§ To do:
Extract the lines that carry the string "page" from the listing.

-- begin Exercise input --

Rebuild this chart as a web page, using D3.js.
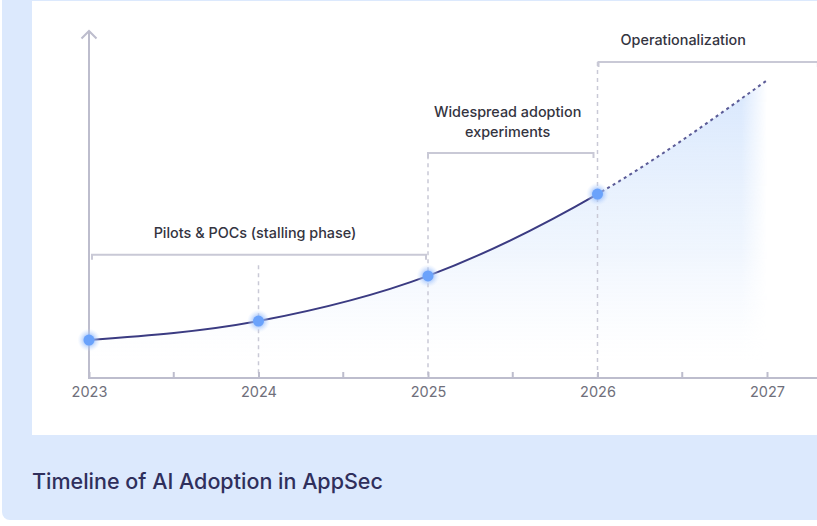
<!DOCTYPE html>
<html>
<head>
<meta charset="utf-8">
<script src="https://cdn.jsdelivr.net/npm/d3@7"></script>
<style>
  html, body { margin: 0; padding: 0; background: #ffffff; }
  svg { display: block; }
</style>
</head>
<body>
<svg id="chart" width="817" height="526"></svg>
<script>
// ---- data ----
const years = [2023, 2024, 2025, 2026, 2027];
const adoption = [11, 16.5, 29.6, 53.3, 86.3];      // relative adoption level (2027 projected)
const projectedFrom = 2026;
const tickYears = [2023, 2024, 2025, 2026, 2027];
const minorTicks = [2023.5, 2024.5, 2025.5, 2026.5];
const phaseNames = [["Pilots & POCs (stalling phase)"], ["Widespread adoption", "experiments"], ["Operationalization"]];
const phaseStart = [2023, 2025, 2026];
const phaseEnd = [2025, 2026, 2027.3];
const phaseLevel = [35.7, 65.2, 91.6];               // bracket heights on the level scale
const titleText = "Timeline of AI Adoption in AppSec";

// ---- layout ----
const svg = d3.select("#chart");
const W = 817, H = 526;
const FONT = "Inter, 'Noto Sans', sans-serif";
const x = d3.scaleLinear().domain([2023, 2027]).range([89, 767]);
const y = d3.scaleLinear().domain([0, 100]).range([378, 33]);

const defs = svg.append("defs");
const vg = defs.append("linearGradient").attr("id", "areaGrad")
  .attr("gradientUnits", "userSpaceOnUse").attr("x1", 0).attr("y1", y(86)).attr("x2", 0).attr("y2", y(5));
vg.append("stop").attr("offset", "0%").attr("stop-color", "#d6e6fd").attr("stop-opacity", 0.95);
vg.append("stop").attr("offset", "60%").attr("stop-color", "#e3eefd").attr("stop-opacity", 0.55);
vg.append("stop").attr("offset", "100%").attr("stop-color", "#eef4fe").attr("stop-opacity", 0);

const hg = defs.append("linearGradient").attr("id", "fadeRight")
  .attr("gradientUnits", "userSpaceOnUse").attr("x1", x(2026.85)).attr("y1", 0).attr("x2", x(2027)).attr("y2", 0);
hg.append("stop").attr("offset", "0%").attr("stop-color", "#fff").attr("stop-opacity", 1);
hg.append("stop").attr("offset", "100%").attr("stop-color", "#fff").attr("stop-opacity", 0);
defs.append("mask").attr("id", "areaMask")
  .append("rect").attr("x", 0).attr("y", 0).attr("width", W).attr("height", H).attr("fill", "url(#fadeRight)");

const glow = defs.append("radialGradient").attr("id", "glow");
glow.append("stop").attr("offset", "40%").attr("stop-color", "#8fb8fb").attr("stop-opacity", 0.75);
glow.append("stop").attr("offset", "100%").attr("stop-color", "#cfe0fd").attr("stop-opacity", 0);

// panels
svg.append("rect").attr("x", 2).attr("y", -12).attr("width", W + 20).attr("height", 532)
  .attr("rx", 8).attr("fill", "#dce9fd");
svg.append("rect").attr("x", 32).attr("y", 1).attr("width", W).attr("height", 434).attr("fill", "#ffffff");

// title
svg.append("text").attr("x", 32).attr("y", 489).text(titleText)
  .attr("font-family", FONT).attr("font-size", 21.5).attr("font-weight", 500)
  .attr("fill", "#2f2f5c");

const pts = years.map((yr, i) => ({ yr, v: adoption[i] }));

// area
const area = d3.area().curve(d3.curveMonotoneX)
  .x(d => x(d.yr)).y0(y(0)).y1(d => y(d.v));
svg.append("path").datum(pts).attr("d", area)
  .attr("fill", "url(#areaGrad)").attr("mask", "url(#areaMask)");

// vertical dashed guides
const guideTop = { 2024: phaseLevel[0] - 3, 2025: phaseLevel[1] - 0.6, 2026: phaseLevel[2] };
svg.selectAll(".guide").data([2024, 2025, 2026]).enter().append("line")
  .attr("x1", d => x(d)).attr("x2", d => x(d))
  .attr("y1", d => y(guideTop[d])).attr("y2", y(0))
  .attr("stroke", "#c9c9d6").attr("stroke-width", 1.5).attr("stroke-dasharray", "4,4");

// axes
const axisColor = "#bdbdcd";
const xAxis = d3.axisBottom(x).tickValues(tickYears).tickFormat(d3.format("d")).tickSize(-6).tickPadding(12);
const gx = svg.append("g").attr("transform", `translate(0,${y(0)})`).call(xAxis);
gx.select(".domain").remove();
gx.selectAll(".tick line").attr("stroke", axisColor).attr("stroke-width", 2);
gx.selectAll(".tick text").attr("font-family", FONT).attr("font-size", 14.5)
  .attr("fill", "#6f6f7b").attr("dy", "0.71em").attr("y", 9);
svg.selectAll(".minor").data(minorTicks).enter().append("line")
  .attr("x1", d => x(d)).attr("x2", d => x(d)).attr("y1", y(0)).attr("y2", y(0) - 6)
  .attr("stroke", axisColor).attr("stroke-width", 2);
svg.append("line").attr("x1", x(2023)).attr("x2", W).attr("y1", y(0)).attr("y2", y(0))
  .attr("stroke", axisColor).attr("stroke-width", 2);
svg.append("line").attr("x1", x(2023)).attr("x2", x(2023)).attr("y1", y(0) + 1).attr("y2", y(100) - 1.5)
  .attr("stroke", axisColor).attr("stroke-width", 2);
svg.append("path")
  .attr("d", `M${x(2023) - 7.5},${y(100) + 5.5} L${x(2023)},${y(100) - 2} L${x(2023) + 7.5},${y(100) + 5.5}`)
  .attr("fill", "none").attr("stroke", axisColor).attr("stroke-width", 2);

// phase brackets
const phases = phaseNames.map((lines, i) => ({ lines, s: phaseStart[i], e: phaseEnd[i], lv: phaseLevel[i] }));
const bracketInset = [[3, 2], [0, 4], [1, 0]];
phases.forEach((p, i) => {
  const x0 = x(p.s) + bracketInset[i][0], x1 = Math.min(x(p.e), W + 5) - bracketInset[i][1];
  const yy = y(p.lv);
  svg.append("path").attr("d", `M${x0},${yy + 5} V${yy} H${x1} V${yy + 5}`)
    .attr("fill", "none").attr("stroke", "#c9c9d6").attr("stroke-width", 2);
  const cx = i === 2 ? x(2026.5) + 1 : i === 1 ? x(2025.47) : (x0 + x1) / 2 - 4;
  const t = svg.append("text").attr("text-anchor", "middle")
    .attr("font-family", FONT).attr("font-size", 14.4).attr("font-weight", 500)
    .attr("fill", "#34343f");
  const n = p.lines.length;
  p.lines.forEach((ln, j) => {
    t.append("tspan").attr("x", cx).attr("y", yy - 16.5 - (n - 1 - j) * 19.5).text(ln);
  });
});

// line: solid up to projection start, dashed after
const line = d3.line().curve(d3.curveMonotoneX).x(d => x(d.yr)).y(d => y(d.v));
defs.append("clipPath").attr("id", "clipSolid").append("rect")
  .attr("x", 0).attr("y", 0).attr("width", x(projectedFrom)).attr("height", H);
defs.append("clipPath").attr("id", "clipDash").append("rect")
  .attr("x", x(projectedFrom)).attr("y", 0).attr("width", W).attr("height", H);
svg.append("path").datum(pts).attr("d", line).attr("fill", "none")
  .attr("stroke", "#3b3b82").attr("stroke-width", 2).attr("clip-path", "url(#clipSolid)");
svg.append("path").datum(pts).attr("d", line).attr("fill", "none")
  .attr("stroke", "#4a4a8c").attr("stroke-width", 2).attr("stroke-dasharray", "3,3.5")
  .attr("opacity", 0.9).attr("clip-path", "url(#clipDash)");

// points
const shown = pts.filter(d => d.yr <= projectedFrom);
svg.selectAll(".halo").data(shown).enter().append("circle")
  .attr("cx", d => x(d.yr)).attr("cy", d => y(d.v)).attr("r", 11.5).attr("fill", "url(#glow)");
svg.selectAll(".pt").data(shown).enter().append("circle")
  .attr("cx", d => x(d.yr)).attr("cy", d => y(d.v)).attr("r", 5.5).attr("fill", "#6aa2fb");
</script>
</body>
</html>
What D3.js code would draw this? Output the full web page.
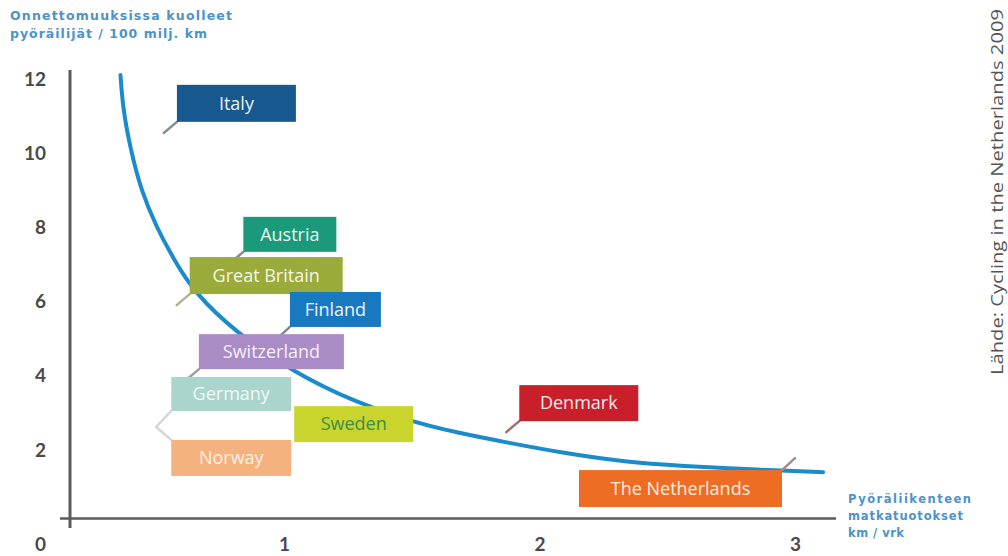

-- end Exercise input --

§ Completed task:
Rebuild this chart as a web page, using D3.js.
What D3.js code would draw this? Output the full web page.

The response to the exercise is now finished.